═══ DATASET EXCERPT ═══
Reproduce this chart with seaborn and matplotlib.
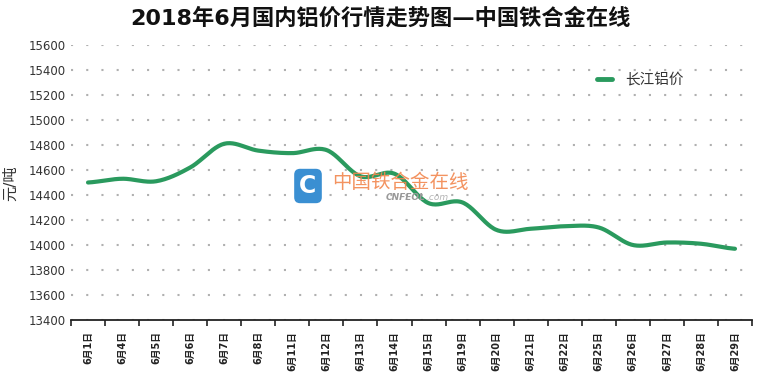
import numpy as np
import pandas as pd
import seaborn as sns
import matplotlib.pyplot as plt
from matplotlib.ticker import FixedLocator

sns.set_theme(style="white")
plt.rcParams['font.family'] = ['DejaVu Sans', 'Noto Sans CJK SC']

title = "2018年6月国内铝价行情走势图—中国铁合金在线"
series_name = "长江铝价"
y_label = "元/吨"
dates = ["6月1日", "6月4日", "6月5日", "6月6日", "6月7日", "6月8日", "6月11日",
         "6月12日", "6月13日", "6月14日", "6月15日", "6月19日", "6月20日", "6月21日",
         "6月22日", "6月25日", "6月26日", "6月27日", "6月28日", "6月29日"]
prices = [14500, 14530, 14510, 14620, 14810, 14755, 14735, 14760, 14550, 14570,
          14335, 14340, 14120, 14130, 14150, 14140, 14000, 14020, 14010, 13970]
y_ticks = list(range(13400, 15601, 200))

# smooth drawing curve through the data points (Catmull-Rom, drawing only)
def smooth_curve(y, steps=24):
    y = np.asarray(y, dtype=float)
    n = len(y)
    xs, ys = [], []
    for i in range(n - 1):
        p0 = y[i - 1] if i > 0 else y[i]
        p1, p2 = y[i], y[i + 1]
        p3 = y[i + 2] if i + 2 < n else y[i + 1]
        t = np.linspace(0, 1, steps, endpoint=False)
        v = 0.5 * ((2 * p1) + (-p0 + p2) * t + (2 * p0 - 5 * p1 + 4 * p2 - p3) * t ** 2
                   + (-p0 + 3 * p1 - 3 * p2 + p3) * t ** 3)
        xs.extend(i + t)
        ys.extend(v)
    xs.append(n - 1)
    ys.append(y[-1])
    return np.array(xs), np.array(ys)

sx, sy = smooth_curve(prices)
df = pd.DataFrame({"x": sx, "price": sy, "series": series_name})

W, H = 760, 372
fig = plt.figure(figsize=(W / 100, H / 100), dpi=100)
ax = fig.add_axes([71 / W, (H - 320) / H, (752 - 71) / W, 275 / H])

line_color = "#2a9a5e"
sns.lineplot(data=df, x="x", y="price", hue="series", palette=[line_color],
             linewidth=3.0, ax=ax, sort=False, zorder=3)

ax.set_xlim(-0.5, len(dates) - 0.5)
ax.set_ylim(13400, 15600)

# grid
ax.set_yticks(y_ticks)
ax.yaxis.grid(True, color="#b0b0b0", linestyle=(0, (1, 6.3)), linewidth=1.5)
ax.xaxis.grid(False)
ax.set_yticklabels([str(v) for v in y_ticks], fontsize=8.5, color="#333333")
ax.tick_params(axis="y", length=0, pad=4)

# x axis
ax.set_xticks(range(len(dates)))
ax.set_xticklabels(dates, rotation=90, fontsize=7, fontweight="bold", color="#222222",
                   va="top", ha="center")
ax.xaxis.set_minor_locator(FixedLocator(np.arange(-0.5, len(dates), 1.0)))
ax.tick_params(axis="x", which="major", length=0, pad=8)
ax.tick_params(axis="x", which="minor", length=4.5, width=1.2, color="#222222", bottom=True)

for s in ["top", "right", "left"]:
    ax.spines[s].set_visible(False)
ax.spines["bottom"].set_color("#222222")
ax.spines["bottom"].set_linewidth(1.3)

ax.set_xlabel("")
ax.set_ylabel("")
fig.text(11 / W, 1 - 183 / H, y_label, rotation=90, ha="center", va="center",
         fontsize=11, color="#333333")

leg = ax.legend(loc="center left", bbox_to_anchor=((597 - 71) / 681, 1 - 35 / 275),
                frameon=False, fontsize=10.5, handlelength=1.05, handletextpad=0.9,
                borderpad=0, borderaxespad=0)
for t in leg.get_texts():
    t.set_color("#333333")
for h in leg.get_lines():
    h.set_linewidth(3.5)

fig.text(0.5, 1 - 18 / H, title, ha="center", va="center", fontsize=16,
         fontweight="bold", color="#111111")

# watermark
fig.text(308 / W, 1 - 186 / H, "C", ha="center", va="center", fontsize=17,
         fontweight="bold", color="white", zorder=1,
         bbox=dict(boxstyle="round,pad=0.22,rounding_size=0.25", fc="#3a8fd2", ec="none"))
fig.text(332 / W, 1 - 182 / H, "中国铁合金在线", ha="left", va="center", fontsize=14,
         color="#f2874f", alpha=0.9, family=['Noto Sans CJK SC', 'DejaVu Sans'])
fig.text(386 / W, 1 - 197 / H, "CNFEOL", ha="left", va="center", fontsize=6.5,
         color="#999999", style="italic", fontweight="bold")
fig.text(426 / W, 1 - 197 / H, ".com", ha="left", va="center", fontsize=6.5,
         color="#b5b5b5", style="italic")

fig.savefig("out.png", dpi=100)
═══
## EXERCISE TASK
Except for the pictures, reproduce every line exactly.

## THE ANSWER
Reproduce this chart with seaborn and matplotlib.
import numpy as np
import pandas as pd
import seaborn as sns
import matplotlib.pyplot as plt
from matplotlib.ticker import FixedLocator

sns.set_theme(style="white")
plt.rcParams['font.family'] = ['DejaVu Sans', 'Noto Sans CJK SC']

title = "2018年6月国内铝价行情走势图—中国铁合金在线"
series_name = "长江铝价"
y_label = "元/吨"
dates = ["6月1日", "6月4日", "6月5日", "6月6日", "6月7日", "6月8日", "6月11日",
         "6月12日", "6月13日", "6月14日", "6月15日", "6月19日", "6月20日", "6月21日",
         "6月22日", "6月25日", "6月26日", "6月27日", "6月28日", "6月29日"]
prices = [14500, 14530, 14510, 14620, 14810, 14755, 14735, 14760, 14550, 14570,
          14335, 14340, 14120, 14130, 14150, 14140, 14000, 14020, 14010, 13970]
y_ticks = list(range(13400, 15601, 200))

# smooth drawing curve through the data points (Catmull-Rom, drawing only)
def smooth_curve(y, steps=24):
    y = np.asarray(y, dtype=float)
    n = len(y)
    xs, ys = [], []
    for i in range(n - 1):
        p0 = y[i - 1] if i > 0 else y[i]
        p1, p2 = y[i], y[i + 1]
        p3 = y[i + 2] if i + 2 < n else y[i + 1]
        t = np.linspace(0, 1, steps, endpoint=False)
        v = 0.5 * ((2 * p1) + (-p0 + p2) * t + (2 * p0 - 5 * p1 + 4 * p2 - p3) * t ** 2
                   + (-p0 + 3 * p1 - 3 * p2 + p3) * t ** 3)
        xs.extend(i + t)
        ys.extend(v)
    xs.append(n - 1)
    ys.append(y[-1])
    return np.array(xs), np.array(ys)

sx, sy = smooth_curve(prices)
df = pd.DataFrame({"x": sx, "price": sy, "series": series_name})

W, H = 760, 372
fig = plt.figure(figsize=(W / 100, H / 100), dpi=100)
ax = fig.add_axes([71 / W, (H - 320) / H, (752 - 71) / W, 275 / H])

line_color = "#2a9a5e"
sns.lineplot(data=df, x="x", y="price", hue="series", palette=[line_color],
             linewidth=3.0, ax=ax, sort=False, zorder=3)

ax.set_xlim(-0.5, len(dates) - 0.5)
ax.set_ylim(13400, 15600)

# grid
ax.set_yticks(y_ticks)
ax.yaxis.grid(True, color="#b0b0b0", linestyle=(0, (1, 6.3)), linewidth=1.5)
ax.xaxis.grid(False)
ax.set_yticklabels([str(v) for v in y_ticks], fontsize=8.5, color="#333333")
ax.tick_params(axis="y", length=0, pad=4)

# x axis
ax.set_xticks(range(len(dates)))
ax.set_xticklabels(dates, rotation=90, fontsize=7, fontweight="bold", color="#222222",
                   va="top", ha="center")
ax.xaxis.set_minor_locator(FixedLocator(np.arange(-0.5, len(dates), 1.0)))
ax.tick_params(axis="x", which="major", length=0, pad=8)
ax.tick_params(axis="x", which="minor", length=4.5, width=1.2, color="#222222", bottom=True)

for s in ["top", "right", "left"]:
    ax.spines[s].set_visible(False)
ax.spines["bottom"].set_color("#222222")
ax.spines["bottom"].set_linewidth(1.3)

ax.set_xlabel("")
ax.set_ylabel("")
fig.text(11 / W, 1 - 183 / H, y_label, rotation=90, ha="center", va="center",
         fontsize=11, color="#333333")

leg = ax.legend(loc="center left", bbox_to_anchor=((597 - 71) / 681, 1 - 35 / 275),
                frameon=False, fontsize=10.5, handlelength=1.05, handletextpad=0.9,
                borderpad=0, borderaxespad=0)
for t in leg.get_texts():
    t.set_color("#333333")
for h in leg.get_lines():
    h.set_linewidth(3.5)

fig.text(0.5, 1 - 18 / H, title, ha="center", va="center", fontsize=16,
         fontweight="bold", color="#111111")

# watermark
fig.text(308 / W, 1 - 186 / H, "C", ha="center", va="center", fontsize=17,
         fontweight="bold", color="white", zorder=1,
         bbox=dict(boxstyle="round,pad=0.22,rounding_size=0.25", fc="#3a8fd2", ec="none"))
fig.text(332 / W, 1 - 182 / H, "中国铁合金在线", ha="left", va="center", fontsize=14,
         color="#f2874f", alpha=0.9, family=['Noto Sans CJK SC', 'DejaVu Sans'])
fig.text(386 / W, 1 - 197 / H, "CNFEOL", ha="left", va="center", fontsize=6.5,
         color="#999999", style="italic", fontweight="bold")
fig.text(426 / W, 1 - 197 / H, ".com", ha="left", va="center", fontsize=6.5,
         color="#b5b5b5", style="italic")

fig.savefig("out.png", dpi=100)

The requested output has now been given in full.